In addition to the introduction of the Seated Liberty dime in 1837, the US Mint also struck a Seated Liberty half dime, which circulated from 1837 to 1873 and was slightly smaller than the Seated Liberty dime. Both the Seated Liberty half dime and the Seated Liberty dime look and feel similar, so it is important to check the face value on the reverse. The reason that dimes and half dimes were so small is that the U.S. Mint needed to adjust the respective silver content of these coins to the silver content of a silver dollar. For example, a Seated Liberty dollar weighs 26.73 grams, and a Seated Liberty dime weighs about 2.67 grams or about a tenth of a silver dollar. In contrast, U.S. coins with lower denominations were made out of base metals. Nowadays, the dime is still the smallest size of coins in circulation.
The early 19th century marked an era of remarkable imperial expansion for the U.S., which was also reflected in its new coinage. President Andrew Jackson appointed Robert Maskell Patterson as Mint Director who was a great admirer of the seated figure of Britannia featured on English coins. Trying to echo the country’s new imperialism, he instructed Chief Engraver William Kneass to draw a similar image with Liberty. After Kneass fell ill, Christian Gobrecht completed the design for the silver dollar, which was first struck in 1836. The first year, the obverse side did not feature the 13 stars. Collectors covet the “No Stars Obverse” issue due to its outstanding visual appeal created by the blank parts highlighting the Seated Liberty.
It was the U.S. Mint’s goal with the Seated Liberty was to produce consistent coinage that would prevent counterfeiting and allow for quality control. The reverse side posed a true technological innovation: For the first time ever, a working die was sunk without any design elements having to be added my hand. As a result, the new coins were so uniform that it was difficult to counterfeit them. The Seated Liberty dime circulated widely throughout the first half of the 19th century. However, the U.S. Civil War in the 1860’s and a silver surplus in the 1870’s slowed down production, so some dates and mintmarks are rare and valuable.

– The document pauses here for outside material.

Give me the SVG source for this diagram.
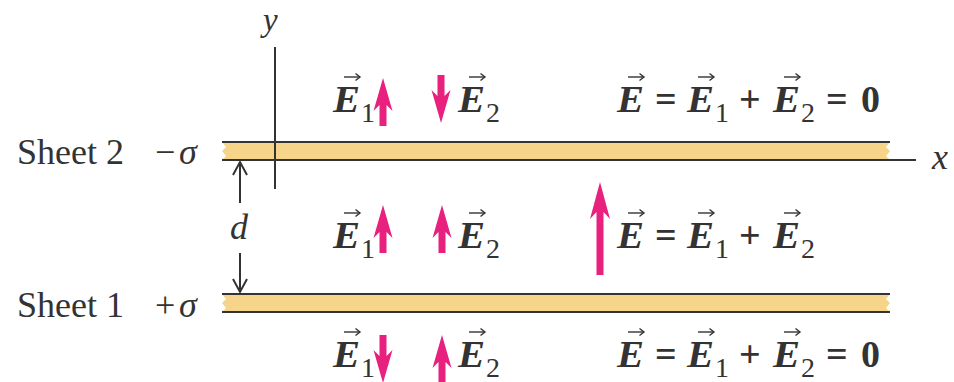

While the original design remained the same, the coin did undergo some modifications throughout the years.
The original obverse design of the Seated Liberty dime features Lady Liberty sitting on a rock. She holds a pole with a liberty cap in one hand and rests her other hand upon a shield with LIBERTY stamped across it. The other essential feature that never changed on the obverse side is the date stamped below the rock. The original reverse of the Seated Liberty dime has a wreath circling the denomination ONE DIME. Furthermore, the reverse displayed the inscription UNITED STATES OF AMERICA around the wreath.
The Seated Liberty dimes consist of 90% silver and 10% copper.
Seated Liberty Dime
|Metal||90% silver and 10% copper|
|Weight||2.49 to 2.67 grams|
|Face value||One dime (10 cents)|
The design of the Seated Liberty dime changed throughout the years. From 1838 until 1860, 13 stars circle the top of the front (“Stars Obverse”), but they were replaced by the legend UNITED STATES OF AMERICA in 1860. The “Legend Obverse” coin is one of the most popular 19th century US coins. From 1840 to 1853, Lady Liberty’s resting arm was draped, but for other years, her arm was bare. Arrows at either side of the date were added in 1853 (until 1855) to mark dimes whose silver content had been reduced due to drastically falling gold prices. The arrows were included again in 1873, when the Mint Act marginally increased the weight of the silver dime. As the legend UNITED STATES OF AMERICA moves to the obverse in 1860, the wreath on the reverse was enlarged and began to incorporate images of grain.
The mintmark might either be just above or just below the bottom of the wreath. The mintmarks are S, O, and CC for San Francisco, New Orleans, and Carson City, respectively. No mintmark means that the coin came from Philadelphia, the largest U.S. Mint facility. The weight of the coin also changed over the years because of design changes. From 1837 to 1853, the weight was 2.57 grams, from 1853 to 1873, it was 2.49 grams, and it was 2.5 grams after than until the end of production. In 1872, legislation mandated the standard of 2.5 grams for future coin production.
The number of design changes makes this coin very interesting for collectors and investors alike. Even though the U.S. Mint produced a lot of Seated Liberty dimes during most years, production was low during the 1860s. Also, Carson City dimes from the 1870s are rare, especially the unique 1873-CC No Arrows Dime, the only remaining coin from the original mintage of 12,400 coins before the change of weight was authorized. The many different designs make collecting the complete series of Seated Liberty dimes challenging, but scoring a rare issue can be an excellent investment.